It Ain’t Over ‘Til the ‘Funding Lady’ Sings
If you think your new mortgage loan is official once you’ve signed your closing papers, you might want to rethink that. Sure, you’re pretty darn close to a brand new loan, but you’re not completely there. When your loan is officially approved by the lender and closing documents are ordered, there were several stages your application went through before papers could be ordered.
When your loan officer contacts you and lets you know your loan has been approved, it’s very possible there are still some outstanding conditions attached to your approval. Your loan could be conditionally approved. This simply means there are some additional things that still need to be addressed. These additional things are called ‘loan conditions.’ The more important conditions are those that need to be fixed before closing papers can be ordered.

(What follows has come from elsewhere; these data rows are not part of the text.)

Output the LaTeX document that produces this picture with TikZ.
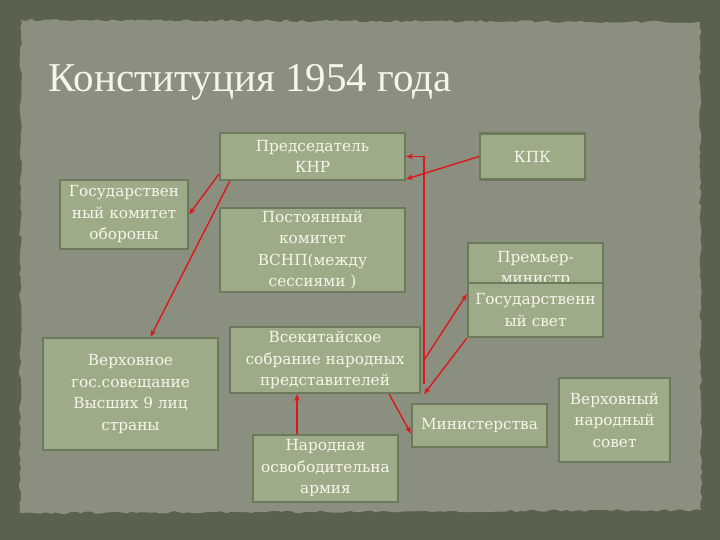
\documentclass[tikz,border=0pt]{standalone}
\usepackage{fontspec}
\setmainfont{DejaVu Serif}
\newfontfamily\titlefont{Liberation Serif}
\usetikzlibrary{decorations.pathmorphing,arrows.meta}

\definecolor{frame}{RGB}{90,98,78}
\definecolor{paper}{RGB}{139,143,128}
\definecolor{boxfill}{RGB}{158,171,136}
\definecolor{boxedge}{RGB}{108,122,92}
\definecolor{boxtext}{RGB}{246,245,234}
\definecolor{arrowred}{RGB}{222,22,30}

\begin{document}
\begin{tikzpicture}[x=1pt,y=-1pt,>={Stealth[length=7pt,width=5.5pt]},
  box/.style={draw=boxedge,fill=boxfill,line width=2.2pt,inner sep=0pt,
    text=boxtext,align=center,font=\fontsize{15.3}{21.5}\selectfont},
  link/.style={draw=arrowred,->,line width=1.4pt}]
\useasboundingbox (0,0) rectangle (720,540);
\fill[frame] (0,0) rectangle (720,540);
\fill[paper,decorate,decoration={random steps,segment length=5pt,amplitude=1.3pt}]
  (21,20) -- (700,22) -- (701,510) -- (20,513) -- cycle;

\node[anchor=base west,text=boxtext,font=\titlefont\fontsize{41}{41}\selectfont] (title) at (45,92) {Конституция 1954 года};

\node[box,minimum width=185,minimum height=47] (1) at (312.5,156.5) {Председатель\\КНР};
\node[box,minimum width=105,minimum height=46] (2) at (532.5,156.5) {КПК};
\node[box,minimum width=128,minimum height=69] (3) at (124,214.5) {Государствен\\ный комитет\\обороны};
\node[box,minimum width=185,minimum height=84] (4) at (312.5,250) {Постоянный\\комитет\\ВСНП(между\\сессиями )};
\node[box,minimum width=135,minimum height=52] (5) at (535.5,269) {Премьер-\\министр};
\node[box,minimum width=135,minimum height=54] (6) at (535.5,310) {Государственн\\ый свет};
\node[box,minimum width=175,minimum height=112] (7) at (130.5,394) {Верховное\\гос.совещание\\Высших 9 лиц\\страны};
\node[box,minimum width=190,minimum height=66] (8) at (325,360) {Всекитайское\\собрание народных\\представителей};
\node[box,minimum width=135,minimum height=43] (9) at (479.5,425.5) {Министерства};
\node[box,minimum width=111,minimum height=84] (10) at (614.5,420) {Верховный\\народный\\совет};
\node[box,minimum width=145,minimum height=67] (11) at (325.5,468.5) {Народная\\освободительна\\армия};

\path[link] ([yshift=7pt]1.south west) -- (3.east);
\path[link] ([xshift=11pt]1.south west) -- ([xshift=20pt]7.north);
\path[link] (2.west) -- ([yshift=2pt]1.south east);
\path[link] ([xshift=3pt,yshift=10pt]8.south east) |- (1.east);
\path[link] ([xshift=3pt]8.east) -- ([yshift=16pt]6.west);
\path[link] (6.south west) -- ([xshift=3pt]8.south east);
\path[link] ([xshift=-32pt]8.south east) -- ([yshift=-8pt]9.west);
\path[link] ([xshift=-28.5pt]11.north) -- ([xshift=-28pt]8.south);
\end{tikzpicture}
\end{document}
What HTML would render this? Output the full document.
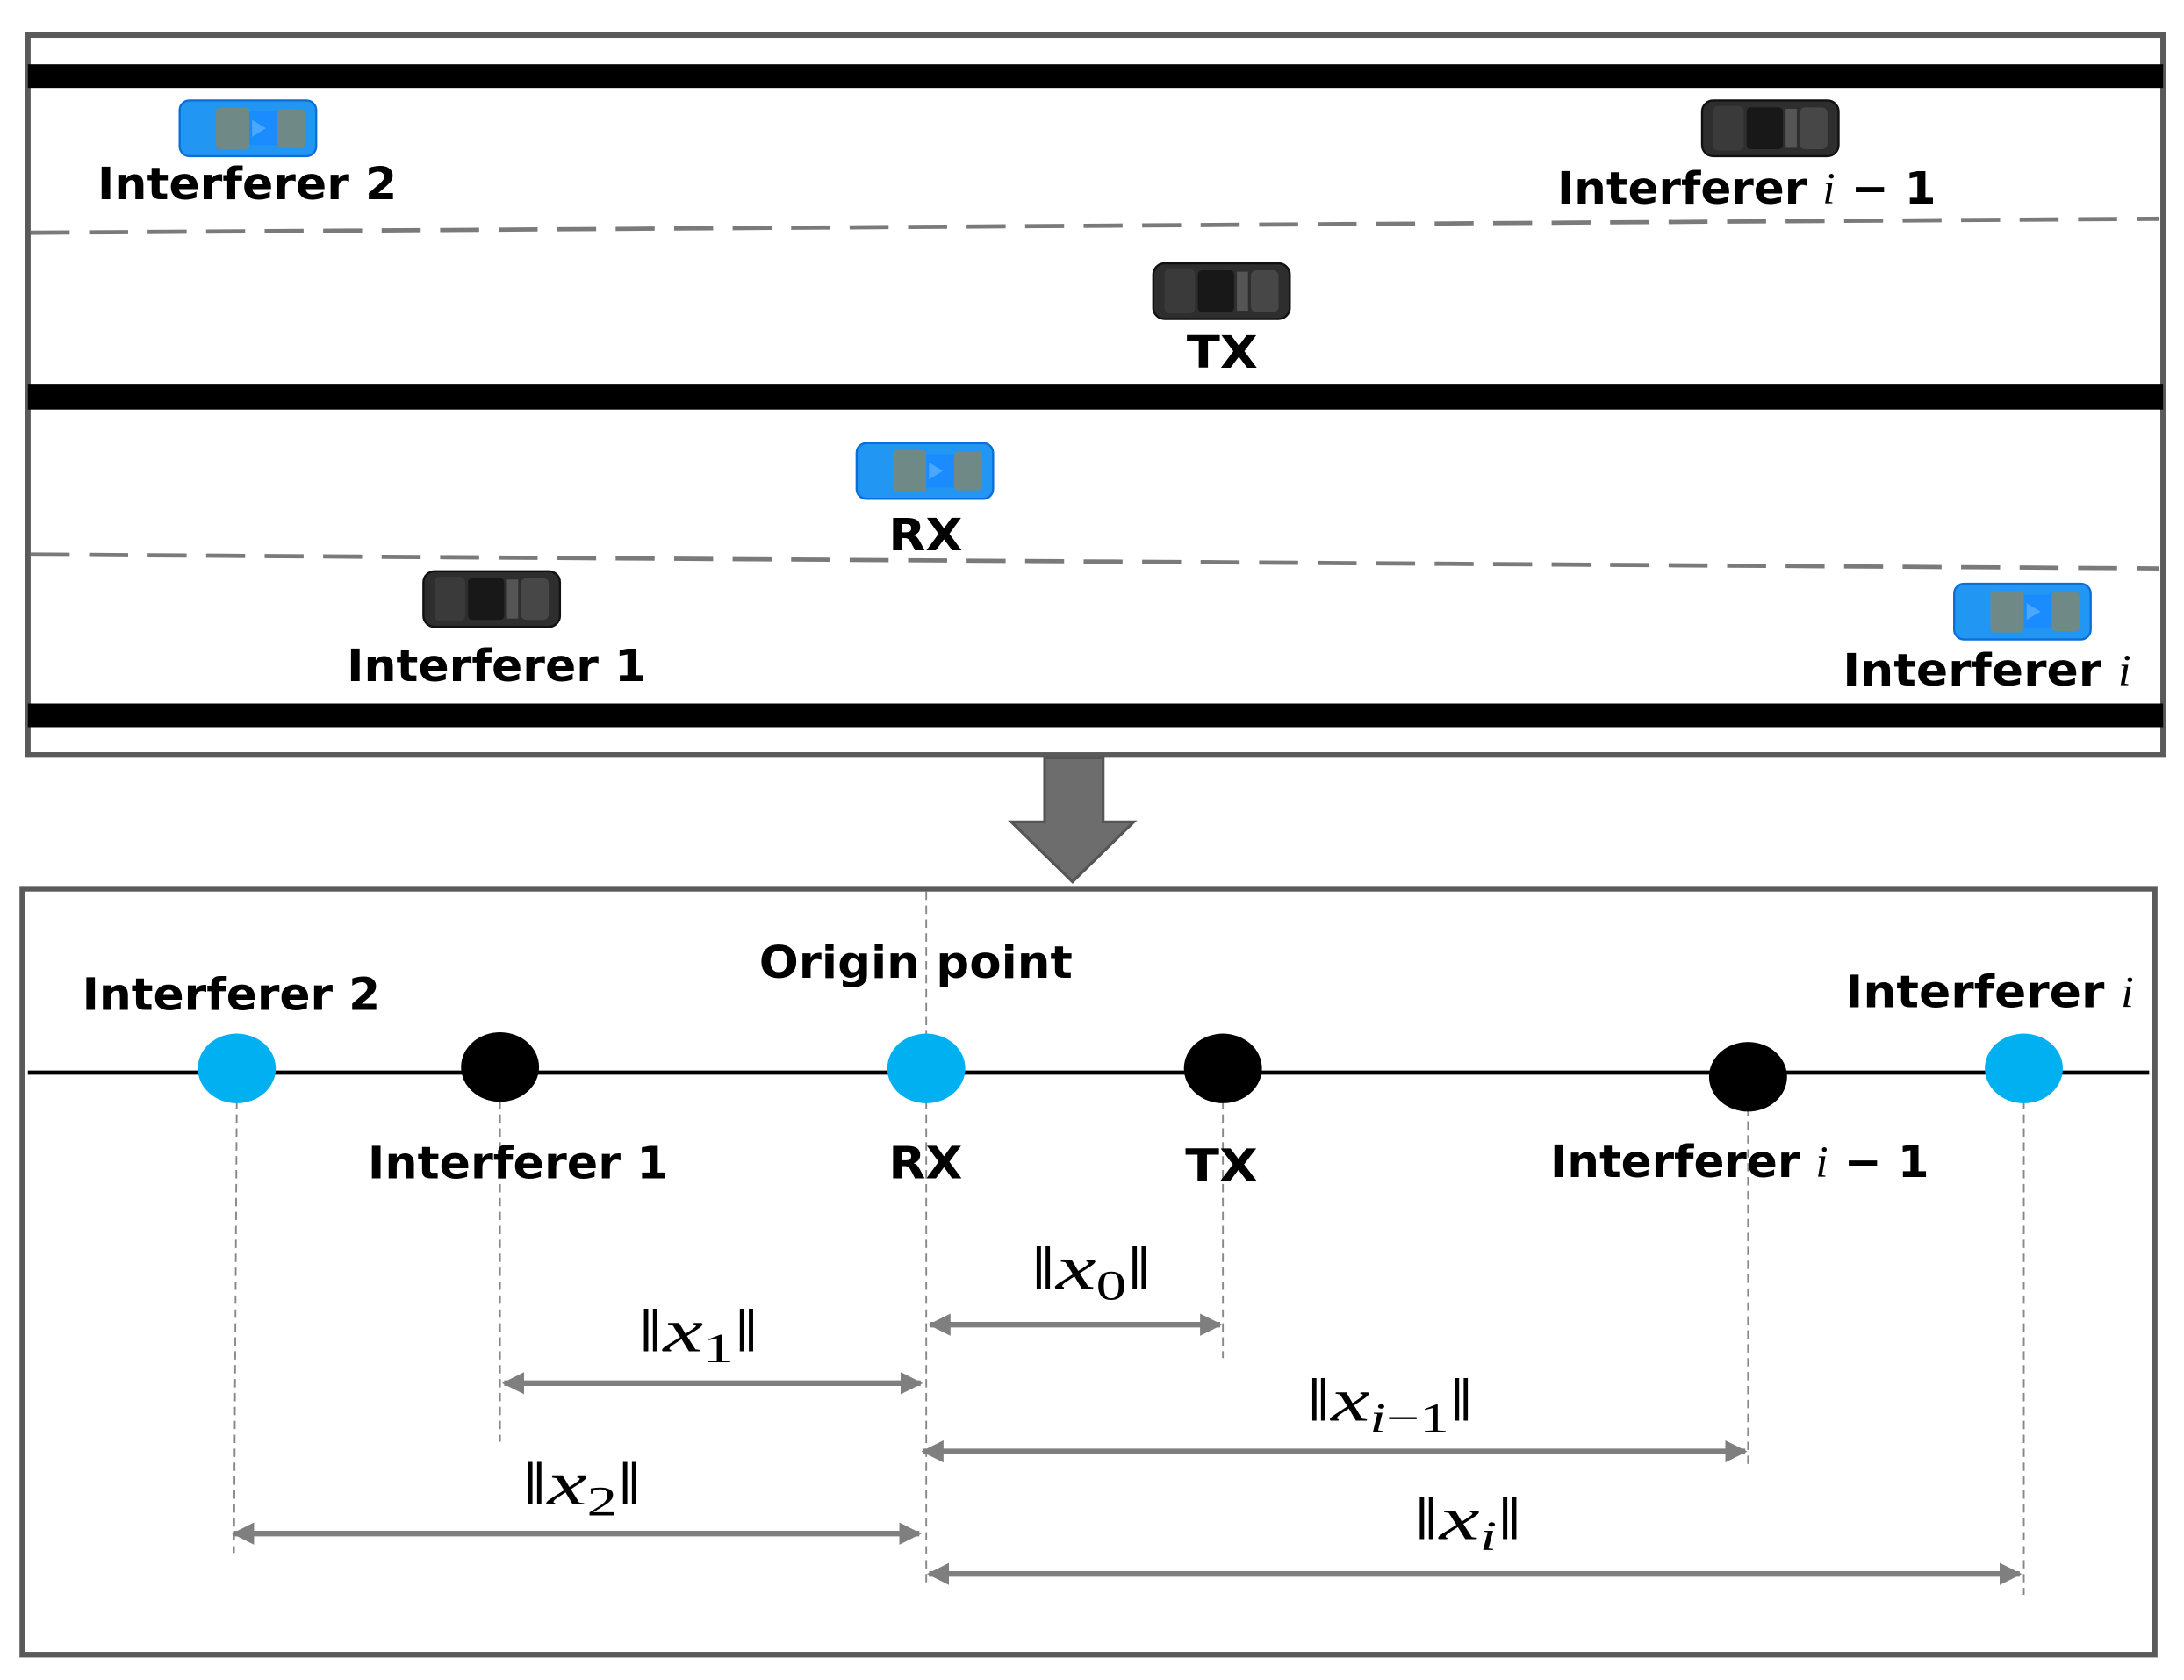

Lenders refer to these items as ‘pre-doc’ conditions, or items that need to be addressed before loan documents can be ordered. These are the more important set of conditions. The loan can’t reach the next stage until these conditions have been satisfied. A common condition might be that a gap in employment must be explained. Or there is something on the credit report that needs to be fixed. Perhaps someone else’s credit is showing up on your own credit report. Once the pre-doc conditions have been satisfied, closing papers can be ordered and delivered to your settlement agent.
At your closing, you’ll sign your fair share of documents. Once you’ve signed and initialed where needed, the papers are notarized and delivered back to the mortgage company. But the loan isn’t fully approved. It hasn’t officially ‘funded.’ In most cases at your closing the settlement agent will even hand over the keys to your new home but while it’s not official, it’s very, very close.
The loan approval will also likely have prior-to-fund conditions. At your closing you might be asked to bring an updated paycheck stub. Credit documents in a loan file must be less than 30 days old and many times the paycheck stubs in the loan file have expired and they need to be updated. Once this is accomplished, the funding condition(s) has been satisfied. But you’re still not there.
The lender will make one last run-through to make sure all the conditions are satisfied. Are all the papers signed where needed? Is there a missing initial somewhere? Again, these are the smaller items compared to pre-doc conditions, but they still must be satisfied. It really doesn’t take very long for this one last review to be accomplished. Most of the heavy lifting has already been completed. Lenders are as keen as everyone else in the transaction to make sure the loan closes and funds in time to meet the settlement date listed on the sales contract.
Once all the funding conditions have been met as determined by the lender, the lender contacts the settlement agent and provides a code, referred to as the funding number, which lets the settlement agent release the funds needed to transfer the cash to the concerned parties. When the funding number is released, the loan is indeed final.